At the same time, though, similarly high percentages of those surveyed expected negative consequences, including layoffs and business relocations to states with lower minimum wages. Almost 90% of respondents believed that prices for consumers would rise because of the wage hike.
“Voters really recognize and identify the drawbacks of the minimum wage,” said Ben Winston of Greenberg Quinlan Rosner Research, the Democratic half of the team of polling firms that conducted the USC/L.A. Times poll. “But they believe the benefits outweigh those costs.”
Dan Schnur, director of the Jesse M. Unruh Institute of Politics at USC, had a slightly different take on the results, saying it’s unclear whether respondents had decided that benefits to the wage increase were more significant or simply hadn’t thought through the negative impacts before the survey.
Schnur compared the situation to public attitudes on term limits. Voters generally believe term limits erode expertise in the Legislature and increase the power of lobbyists, but they still like the idea.
“They agree with every single argument against them but still support them,” Schnur said.

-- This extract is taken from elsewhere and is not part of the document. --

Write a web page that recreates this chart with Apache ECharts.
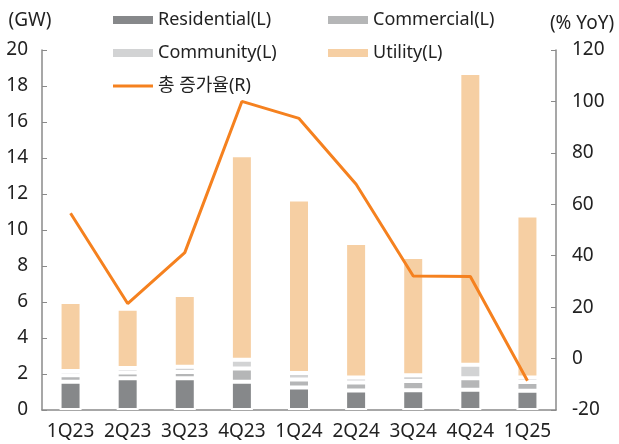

The poll also found support among Californians for raising the federal minimum wage from the current $7.25 to $15 an hour, with 59% in favor.
Brown’s approval rating is down 6 percentage points from a similar survey in March but remains high, with 54% of those surveyed approving of his work. Schnur said a strong economy and the fact that the 2016 campaign has put a harsh spotlight on other politicians likely contributes to Brown’s support. Nearly a third of Republicans rated Brown favorably, roughly the same margin that backed the state minimum wage increase.
The USC Dornsife/Los Angeles Times poll surveyed 1,500 registered state voters by telephone from May 19 to 31. The poll’s overall margin of sampling error is 2.9 percentage points.